The Office of International Programs announced Wednesday that it has cancelled the Georgetown 2013 Summer Program in Alexandria, Egypt, citing safety risks.
“While security concerns have generally been limited to a few locations in Egypt and foreigners have not been targeted, the unrest is expected to escalate in the near future due to fuel and food shortages,” Associate Director of Overseas Studies Lisa Gordinier wrote in an email to students enrolled in the program.
In January 2011, Georgetown students studying abroad at the American University in Cairo were evacuated following protests against then-president Hosni Mubarak. The program resumed that summer, but Derrik Sweeney (COL ’13), who was studying abroad at AUC, was arrested later that year in November for allegedly taking part in violent protests.
“We were told there was a possibility of cancellation, but I was also told that the trip usually went on no matter what and they even went the summer after the Arab Spring,” said Ross Wasserman (COL ’16), who was set to study in Alexandria this summer.
Fellow enrollee Haley Lepp (COL ’15) said that OIP claimed the cancellation was largely attributable to an increase in violence against women and in areas that had not previously seen severe unrest.
According to OIP Executive Director Katherine Bellows, the office surveys the security climates in every country where it operates.
“The criteria used in making a decision are multifaceted and include the gathering and assessment of information from many different sources including Georgetown’s own regional faculty experts,” Bellows wrote in a statement.
The program would have taken place at Alexandria University from June 5 to Aug. 15 and incorporated cultural activities, including a trip to Cairo, with intensive Arabic studies at all levels. Participants — 23 Georgetown and two non-Georgetown students — were to receive 12 credits for their studies.

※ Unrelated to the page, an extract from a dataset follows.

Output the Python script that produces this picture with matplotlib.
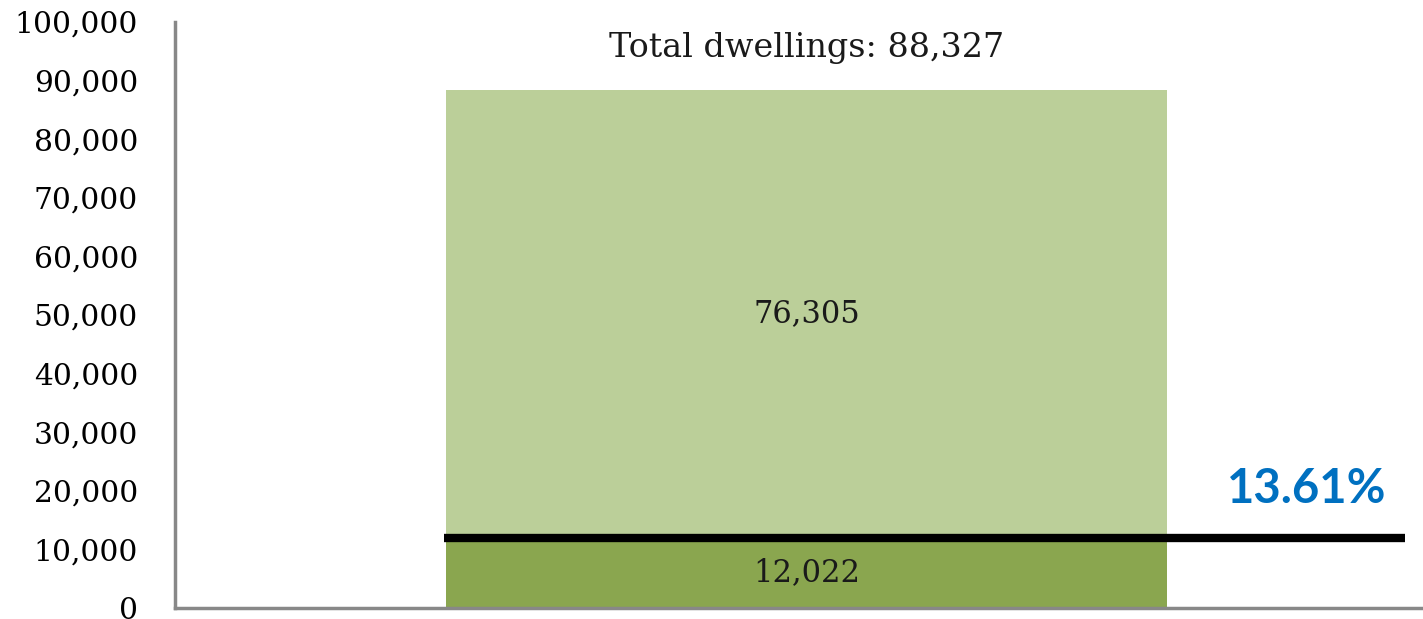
import matplotlib.pyplot as plt
import numpy as np

# data
segments = ['below', 'above']
values = [12022, 76305]
total = 88327
share_label = '13.61%'
yticks = np.arange(0, 100001, 10000)

colors = ['#8AA64F', '#BBCF99']
serif = 'DejaVu Serif'

fig = plt.figure(figsize=(14.23, 6.19), dpi=100)
ax = fig.add_axes([175/1423, 11/619, 1248/1423, 586/619])

xc, w = 0.506, 0.577
bottom = 0
for v, c in zip(values, colors):
    ax.bar(xc, v, width=w, bottom=bottom, color=c, edgecolor='none', zorder=2)
    ax.text(xc, bottom + v/2, '{:,}'.format(v), ha='center', va='center',
            fontsize=22, family=serif, color='#1a1a1a', zorder=4)
    bottom += v

ax.text(xc, total + 7200, 'Total dwellings: {:,}'.format(total), ha='center', va='center',
        fontsize=24, family=serif, color='#1a1a1a')

# threshold line
ax.plot([0.2155, 0.9856], [values[0], values[0]], color='black', lw=6, zorder=3,
        solid_capstyle='butt')
ax.text(0.907, values[0] + 8200, share_label, ha='center', va='center', fontsize=34,
        fontweight='bold', family=['Lato', 'DejaVu Sans'], color='#0070C0')

ax.set_xlim(0, 1)
ax.set_ylim(0, 100000)
ax.set_yticks(yticks)
ax.set_yticklabels(['{:,}'.format(t) for t in yticks], family=serif, fontsize=21.4)
ax.tick_params(axis='y', length=0, pad=26.5)
ax.set_xticks([])
for s in ['top', 'right']:
    ax.spines[s].set_visible(False)
for s in ['left', 'bottom']:
    ax.spines[s].set_color('#888888')
    ax.spines[s].set_linewidth(2.5)

plt.savefig('out.png', dpi=100)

Some students who had enrolled in the program say that the cancellation will throw their academic plans off course.
“This program was integral to my academic plan, as I am going abroad next year to London and will not be taking intensive Arabic classes there,” Elizabeth Cheung (SFS ’15) said. “Alexandria would have increased my chances of passing the proficiency test post-London.”
Lepp, who is considering transferring to the Walsh School of Foreign Service, said that she might have to stay in the College because her chances of achieving the SFS-mandated language proficiency will be inhibited by the cancellation.
Others expressed similar concerns about their academic futures.
“I applied because I wanted to complete Georgetown’s third level of Arabic before studying abroad at the School of Oriental and African Studies next year so that once in London, I could take fourth level Arabic classes that Georgetown does not really offer,” Simone Gannage (SFS ’15) said.
OIP has provided those enrolled in the program with information about alternatives, such as the Georgetown School of Continuing Studies’ Arabic and Persian Language Institute, which would award six credits for its intensive option.
“Had I been told two weeks ago that they were looking into cancelling the program, I would have applied for internships, other summer Arabic programs and anything else I could think of, just in case they did,” Gannage said. “Now, a lot of the deadlines have passed, leaving me with not that many options.”
Student deposits will be refunded upon request or credited for future use from their accounts.
According to Bellows, there have been no status changes as of now with any other summer or fall programs, including the fall study abroad program at the American University in Cairo. “We will monitor the events in Egypt over the next couple of months before making a decision on that program,” Bellows wrote.